* Exercise goal: Reproduce, character for character, the lines below from the first through the one with "ov.plot([8, 8, W". Leave pictures out.

• • • • • • •

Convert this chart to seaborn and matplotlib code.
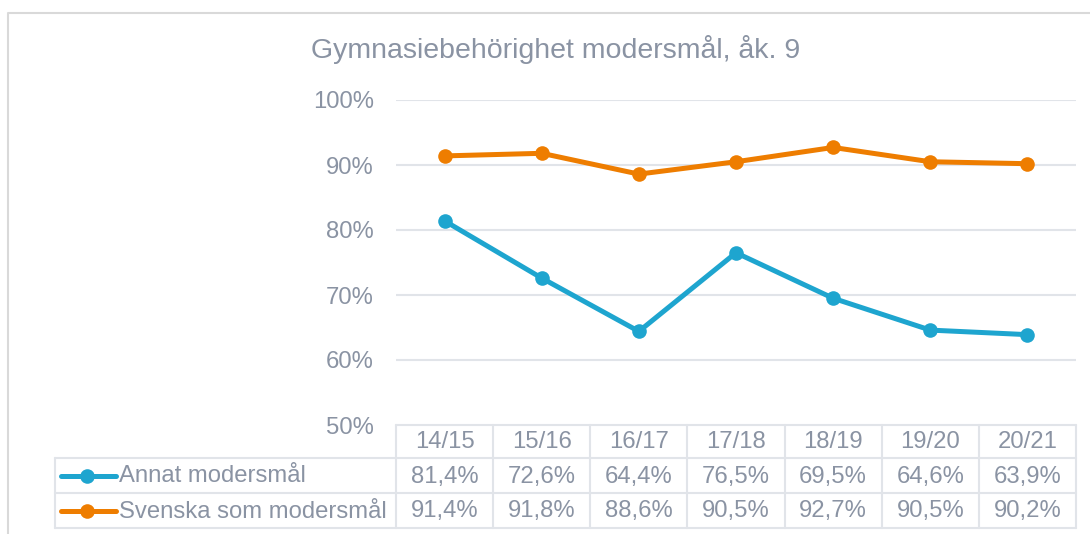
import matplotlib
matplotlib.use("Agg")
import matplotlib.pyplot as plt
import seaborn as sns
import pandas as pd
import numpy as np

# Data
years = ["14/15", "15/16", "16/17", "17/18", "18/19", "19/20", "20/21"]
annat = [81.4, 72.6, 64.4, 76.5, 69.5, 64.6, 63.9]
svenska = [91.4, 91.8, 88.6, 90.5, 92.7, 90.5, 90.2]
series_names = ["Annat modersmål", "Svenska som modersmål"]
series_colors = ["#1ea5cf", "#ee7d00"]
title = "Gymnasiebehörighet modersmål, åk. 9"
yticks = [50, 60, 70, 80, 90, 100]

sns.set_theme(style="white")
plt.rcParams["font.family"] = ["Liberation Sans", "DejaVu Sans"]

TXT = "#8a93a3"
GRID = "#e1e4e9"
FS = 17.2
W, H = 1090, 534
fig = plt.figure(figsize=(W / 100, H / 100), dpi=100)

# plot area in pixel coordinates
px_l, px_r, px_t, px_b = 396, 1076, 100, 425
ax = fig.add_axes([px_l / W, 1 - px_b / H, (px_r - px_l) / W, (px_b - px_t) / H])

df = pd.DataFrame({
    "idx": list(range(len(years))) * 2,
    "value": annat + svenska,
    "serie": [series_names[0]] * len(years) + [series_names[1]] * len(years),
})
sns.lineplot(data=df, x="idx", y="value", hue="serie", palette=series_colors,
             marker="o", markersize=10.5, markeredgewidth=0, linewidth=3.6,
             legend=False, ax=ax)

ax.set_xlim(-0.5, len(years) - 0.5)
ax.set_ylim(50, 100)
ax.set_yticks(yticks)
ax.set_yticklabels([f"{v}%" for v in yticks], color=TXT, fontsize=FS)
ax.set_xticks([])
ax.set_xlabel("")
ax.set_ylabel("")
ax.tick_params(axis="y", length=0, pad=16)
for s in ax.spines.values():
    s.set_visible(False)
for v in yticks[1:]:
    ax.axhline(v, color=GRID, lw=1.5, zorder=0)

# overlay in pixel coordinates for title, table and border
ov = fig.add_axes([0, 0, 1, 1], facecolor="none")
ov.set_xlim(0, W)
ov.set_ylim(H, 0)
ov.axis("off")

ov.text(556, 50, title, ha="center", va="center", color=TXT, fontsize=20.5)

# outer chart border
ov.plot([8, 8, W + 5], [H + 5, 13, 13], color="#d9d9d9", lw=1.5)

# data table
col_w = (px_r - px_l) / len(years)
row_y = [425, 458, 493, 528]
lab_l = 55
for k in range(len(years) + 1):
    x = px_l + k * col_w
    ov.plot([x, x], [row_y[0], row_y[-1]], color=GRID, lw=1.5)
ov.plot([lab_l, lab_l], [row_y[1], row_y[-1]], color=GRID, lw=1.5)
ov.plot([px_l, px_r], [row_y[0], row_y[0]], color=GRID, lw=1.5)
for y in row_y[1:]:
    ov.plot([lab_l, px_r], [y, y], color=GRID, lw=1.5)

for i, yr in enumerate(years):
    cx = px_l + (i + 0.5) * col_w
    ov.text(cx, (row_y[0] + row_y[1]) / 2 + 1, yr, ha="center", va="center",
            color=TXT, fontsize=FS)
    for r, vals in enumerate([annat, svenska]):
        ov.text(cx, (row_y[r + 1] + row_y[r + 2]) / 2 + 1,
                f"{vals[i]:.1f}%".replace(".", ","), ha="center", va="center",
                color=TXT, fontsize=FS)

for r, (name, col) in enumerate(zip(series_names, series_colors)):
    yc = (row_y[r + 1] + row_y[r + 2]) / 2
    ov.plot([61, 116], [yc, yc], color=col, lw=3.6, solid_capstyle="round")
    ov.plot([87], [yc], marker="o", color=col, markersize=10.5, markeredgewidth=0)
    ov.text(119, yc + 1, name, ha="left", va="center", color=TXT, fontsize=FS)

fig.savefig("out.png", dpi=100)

• • • • • • •

* Full output:
Convert this chart to seaborn and matplotlib code.
import matplotlib
matplotlib.use("Agg")
import matplotlib.pyplot as plt
import seaborn as sns
import pandas as pd
import numpy as np

# Data
years = ["14/15", "15/16", "16/17", "17/18", "18/19", "19/20", "20/21"]
annat = [81.4, 72.6, 64.4, 76.5, 69.5, 64.6, 63.9]
svenska = [91.4, 91.8, 88.6, 90.5, 92.7, 90.5, 90.2]
series_names = ["Annat modersmål", "Svenska som modersmål"]
series_colors = ["#1ea5cf", "#ee7d00"]
title = "Gymnasiebehörighet modersmål, åk. 9"
yticks = [50, 60, 70, 80, 90, 100]

sns.set_theme(style="white")
plt.rcParams["font.family"] = ["Liberation Sans", "DejaVu Sans"]

TXT = "#8a93a3"
GRID = "#e1e4e9"
FS = 17.2
W, H = 1090, 534
fig = plt.figure(figsize=(W / 100, H / 100), dpi=100)

# plot area in pixel coordinates
px_l, px_r, px_t, px_b = 396, 1076, 100, 425
ax = fig.add_axes([px_l / W, 1 - px_b / H, (px_r - px_l) / W, (px_b - px_t) / H])

df = pd.DataFrame({
    "idx": list(range(len(years))) * 2,
    "value": annat + svenska,
    "serie": [series_names[0]] * len(years) + [series_names[1]] * len(years),
})
sns.lineplot(data=df, x="idx", y="value", hue="serie", palette=series_colors,
             marker="o", markersize=10.5, markeredgewidth=0, linewidth=3.6,
             legend=False, ax=ax)

ax.set_xlim(-0.5, len(years) - 0.5)
ax.set_ylim(50, 100)
ax.set_yticks(yticks)
ax.set_yticklabels([f"{v}%" for v in yticks], color=TXT, fontsize=FS)
ax.set_xticks([])
ax.set_xlabel("")
ax.set_ylabel("")
ax.tick_params(axis="y", length=0, pad=16)
for s in ax.spines.values():
    s.set_visible(False)
for v in yticks[1:]:
    ax.axhline(v, color=GRID, lw=1.5, zorder=0)

# overlay in pixel coordinates for title, table and border
ov = fig.add_axes([0, 0, 1, 1], facecolor="none")
ov.set_xlim(0, W)
ov.set_ylim(H, 0)
ov.axis("off")

ov.text(556, 50, title, ha="center", va="center", color=TXT, fontsize=20.5)

# outer chart border
ov.plot([8, 8, W + 5], [H + 5, 13, 13], color="#d9d9d9", lw=1.5)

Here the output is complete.